* [Task to complete] Reproduce the listing exactly and skip over any pictures.

* [Supplied information]
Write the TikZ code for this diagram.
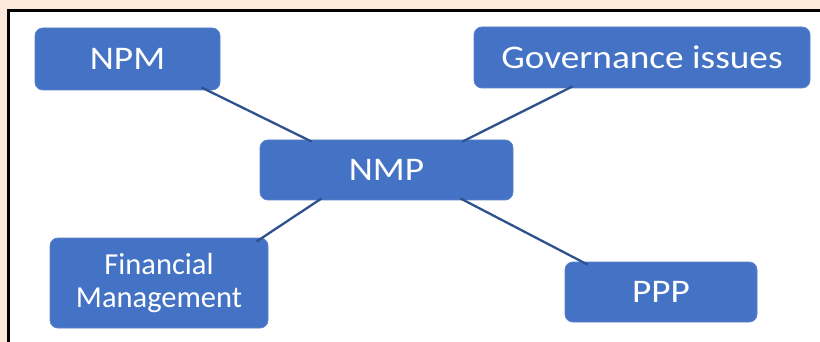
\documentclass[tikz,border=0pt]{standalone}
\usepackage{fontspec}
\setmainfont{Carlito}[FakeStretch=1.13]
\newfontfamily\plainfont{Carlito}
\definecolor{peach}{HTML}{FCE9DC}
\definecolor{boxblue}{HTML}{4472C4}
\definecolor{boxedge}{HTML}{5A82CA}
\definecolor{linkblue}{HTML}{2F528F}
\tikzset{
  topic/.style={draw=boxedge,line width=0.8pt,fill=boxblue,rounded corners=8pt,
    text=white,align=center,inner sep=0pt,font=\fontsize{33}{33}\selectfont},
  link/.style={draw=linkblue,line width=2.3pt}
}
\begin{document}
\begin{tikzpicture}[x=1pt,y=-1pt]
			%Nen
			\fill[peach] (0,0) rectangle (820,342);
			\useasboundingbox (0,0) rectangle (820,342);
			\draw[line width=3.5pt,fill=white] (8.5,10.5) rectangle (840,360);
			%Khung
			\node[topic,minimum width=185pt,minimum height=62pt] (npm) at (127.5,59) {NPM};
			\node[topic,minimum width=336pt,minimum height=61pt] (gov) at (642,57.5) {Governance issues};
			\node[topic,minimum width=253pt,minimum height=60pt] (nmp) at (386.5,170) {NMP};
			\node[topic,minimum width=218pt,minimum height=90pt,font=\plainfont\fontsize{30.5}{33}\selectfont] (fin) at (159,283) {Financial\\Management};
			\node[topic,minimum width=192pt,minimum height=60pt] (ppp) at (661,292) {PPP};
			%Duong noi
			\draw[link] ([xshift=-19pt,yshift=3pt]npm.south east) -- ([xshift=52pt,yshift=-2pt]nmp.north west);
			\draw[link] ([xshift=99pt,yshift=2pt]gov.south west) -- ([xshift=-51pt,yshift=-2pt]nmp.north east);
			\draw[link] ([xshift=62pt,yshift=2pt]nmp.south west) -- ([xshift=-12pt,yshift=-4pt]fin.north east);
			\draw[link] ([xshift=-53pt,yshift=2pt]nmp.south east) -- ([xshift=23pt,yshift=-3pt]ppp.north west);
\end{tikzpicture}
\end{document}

* [Response]
Write the TikZ code for this diagram.
\documentclass[tikz,border=0pt]{standalone}
\usepackage{fontspec}
\setmainfont{Carlito}[FakeStretch=1.13]
\newfontfamily\plainfont{Carlito}
\definecolor{peach}{HTML}{FCE9DC}
\definecolor{boxblue}{HTML}{4472C4}
\definecolor{boxedge}{HTML}{5A82CA}
\definecolor{linkblue}{HTML}{2F528F}
\tikzset{
  topic/.style={draw=boxedge,line width=0.8pt,fill=boxblue,rounded corners=8pt,
    text=white,align=center,inner sep=0pt,font=\fontsize{33}{33}\selectfont},
  link/.style={draw=linkblue,line width=2.3pt}
}
\begin{document}
\begin{tikzpicture}[x=1pt,y=-1pt]
			%Nen
			\fill[peach] (0,0) rectangle (820,342);
			\useasboundingbox (0,0) rectangle (820,342);
			\draw[line width=3.5pt,fill=white] (8.5,10.5) rectangle (840,360);
			%Khung
			\node[topic,minimum width=185pt,minimum height=62pt] (npm) at (127.5,59) {NPM};
			\node[topic,minimum width=336pt,minimum height=61pt] (gov) at (642,57.5) {Governance issues};
			\node[topic,minimum width=253pt,minimum height=60pt] (nmp) at (386.5,170) {NMP};
			\node[topic,minimum width=218pt,minimum height=90pt,font=\plainfont\fontsize{30.5}{33}\selectfont] (fin) at (159,283) {Financial\\Management};
			\node[topic,minimum width=192pt,minimum height=60pt] (ppp) at (661,292) {PPP};
			%Duong noi
			\draw[link] ([xshift=-19pt,yshift=3pt]npm.south east) -- ([xshift=52pt,yshift=-2pt]nmp.north west);
			\draw[link] ([xshift=99pt,yshift=2pt]gov.south west) -- ([xshift=-51pt,yshift=-2pt]nmp.north east);
			\draw[link] ([xshift=62pt,yshift=2pt]nmp.south west) -- ([xshift=-12pt,yshift=-4pt]fin.north east);
			\draw[link] ([xshift=-53pt,yshift=2pt]nmp.south east) -- ([xshift=23pt,yshift=-3pt]ppp.north west);
\end{tikzpicture}
\end{document}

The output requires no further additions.